Oregon's rain seeped into my skin as my first memories formed. Rain is as soothing to me as Big Bird's simple joy and Mister Roger's sky-blue cardigans. But the sea sinewed my heart and nourished my imagination with minerals and bacteria and protein.

I am working now on a series of connected stories that I hope to mold into something greater, someday, when the stories are ready to be pulled into one. The sea is becoming a character in her own right. My challenge is to turn my back on this character and write her as much a villain as a beloved.
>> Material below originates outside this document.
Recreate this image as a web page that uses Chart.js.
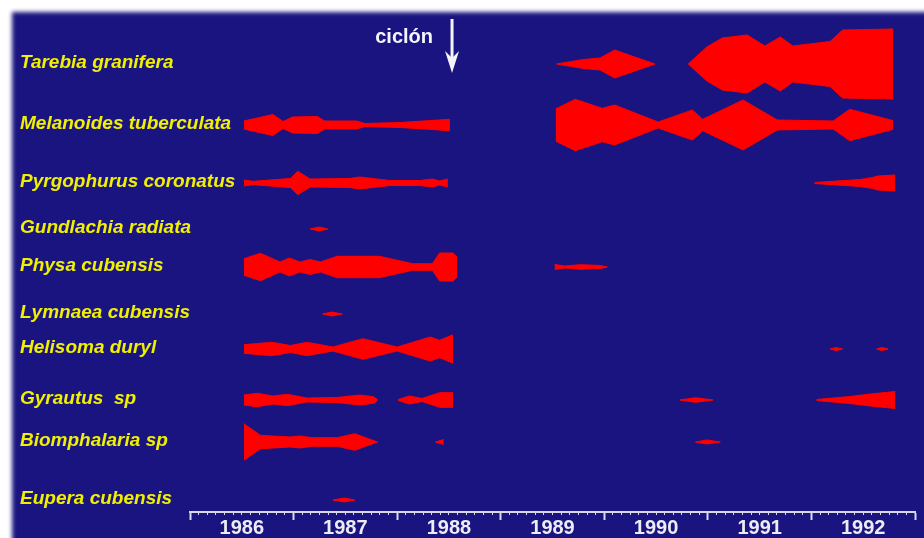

Although the sea represents endless possibility, her unforgiving, unfathomable depths make her the epitome of impossible.

*The Sea, The Sea, by Iris Murdoch. One of my favorite descriptions of the sea is the book's opening paragraph:

"The sea which lies before me as I write glows rather than sparkles in the bland May sunshine. With the tide turning, it leans quietly against the land, almost unflecked by ripples or by foam. Near to the horizon it is a luxurious purple, spotted with regular lines of emerald green. At the horizon it is indigo. Near to the shore, where my view is framed by rising heaps of humpy yellow rock, there is a band of lighter green, icy and pure, less radiant, opaque however, not transparent. We are in the north, and the bright sunshine cannot penetrate the sea. Where the gentle water taps the rocks there is still a surface skin of colour. The cloudless sky is very pale at the indigo horizon which it lightly pencils in with silver. Its blue gains towards the zenith and vibrates there. But the sky looks cold, even the sun looks cold."